Abstract The U.S. Census Bureau has historically used nearest neighbor (NN) or random hot deck (RHD) imputation to handle missing data for many types of survey data. Using these methods removes the need to parametrically model values in imputation models. With strong auxiliary information, NN imputation is preferred because it produces more precise estimates than RHD. In addition, NN imputation is robust against a misspecified response mechanism if missingness depends on the auxiliary variable, in contrast to RHD which ignores the auxiliary information. A compromise between these two methods is k-NN imputation, which identifies a set of the k closest neighbors (“donor pool”) and randomly selects a single donor from this set. Recently these methods have been used for multiple imputation (MI), enabling variance estimation via the so-called Rubin’s Combining Rules. The Approximate Bayesian Bootstrap (ABB) is a simple-to-implement algorithm that makes the RHD “proper” for MI. In concept, ABB should work to propagate uncertainty for NN MI; bootstrapping respondents mean each nonrespondent’s one “nearest” donor will not be available for every imputation. However, we demonstrate through simulation that NN MI using ABB leads to variance underestimation.
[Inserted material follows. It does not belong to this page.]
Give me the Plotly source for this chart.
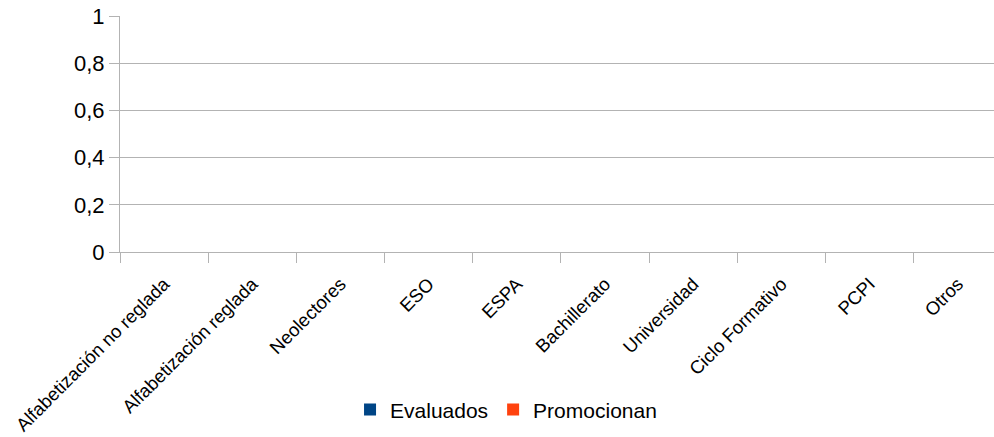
import plotly.graph_objects as go

categories = ["Alfabetización no reglada", "Alfabetización reglada", "Neolectores", "ESO",
              "ESPA", "Bachillerato", "Universidad", "Ciclo Formativo", "PCPI", "Otros"]
evaluados = [0, 0, 0, 0, 0, 0, 0, 0, 0, 0]
promocionan = [0, 0, 0, 0, 0, 0, 0, 0, 0, 0]

fig = go.Figure()
fig.add_trace(go.Bar(x=categories, y=evaluados, name="Evaluados", marker_color="#004586",
                     marker_line_width=0))
fig.add_trace(go.Bar(x=categories, y=promocionan, name="Promocionan", marker_color="#ff420e",
                     marker_line_width=0))

grid = "#b3b3b3"
fig.update_layout(
    width=994, height=437,
    margin=dict(l=120, r=0, t=16, b=185, autoexpand=False),
    paper_bgcolor="white", plot_bgcolor="white",
    font=dict(family="Liberation Sans, Arial, sans-serif", color="black"),
    separators=",.",
    showlegend=True,
    legend=dict(orientation="h", x=0.2632, xanchor="left", xref="paper",
                y=-0.669, yanchor="middle", font=dict(size=21),
                itemwidth=30, traceorder="normal"),
    bargap=0.3,
)
fig.update_xaxes(
    type="category", range=[-0.5, 9.41], tickson="boundaries",
    ticks="outside", ticklen=10, tickcolor=grid, tickangle=-45,
    showline=True, linecolor=grid, showgrid=False, automargin=False,
    tickfont=dict(size=18.5), ticklabelstandoff=13,
)
fig.update_yaxes(
    range=[0, 1], dtick=0.2, tick0=0,
    ticks="outside", ticklen=10, tickcolor=grid,
    showline=True, linecolor=grid, showgrid=True, gridcolor=grid,
    zeroline=False, automargin=False, ticklabeloverflow="allow",
    tickfont=dict(size=22),
)
fig.write_html("out.html",
               config={"displayModeBar": False},
               post_script="document.body.style.margin='0';document.body.style.overflow='hidden';")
This underestimation is somewhat but not entirely attenuated with k-NN imputation. An alternative approach to variance estimation after MI, bootstrapped MI, eliminates the underestimation with NN imputation, but we show that it suffers from overestimation of variance with nonnegligible sampling fractions under both equal and unequal probability sampling designs. We propose a modification to bootstrapped MI to account for nonnegligible sampling fractions. We compare the performance of RHD and the various NN MI methods under a variety of sampling designs, sampling fractions, distribution shapes, and missingness mechanisms.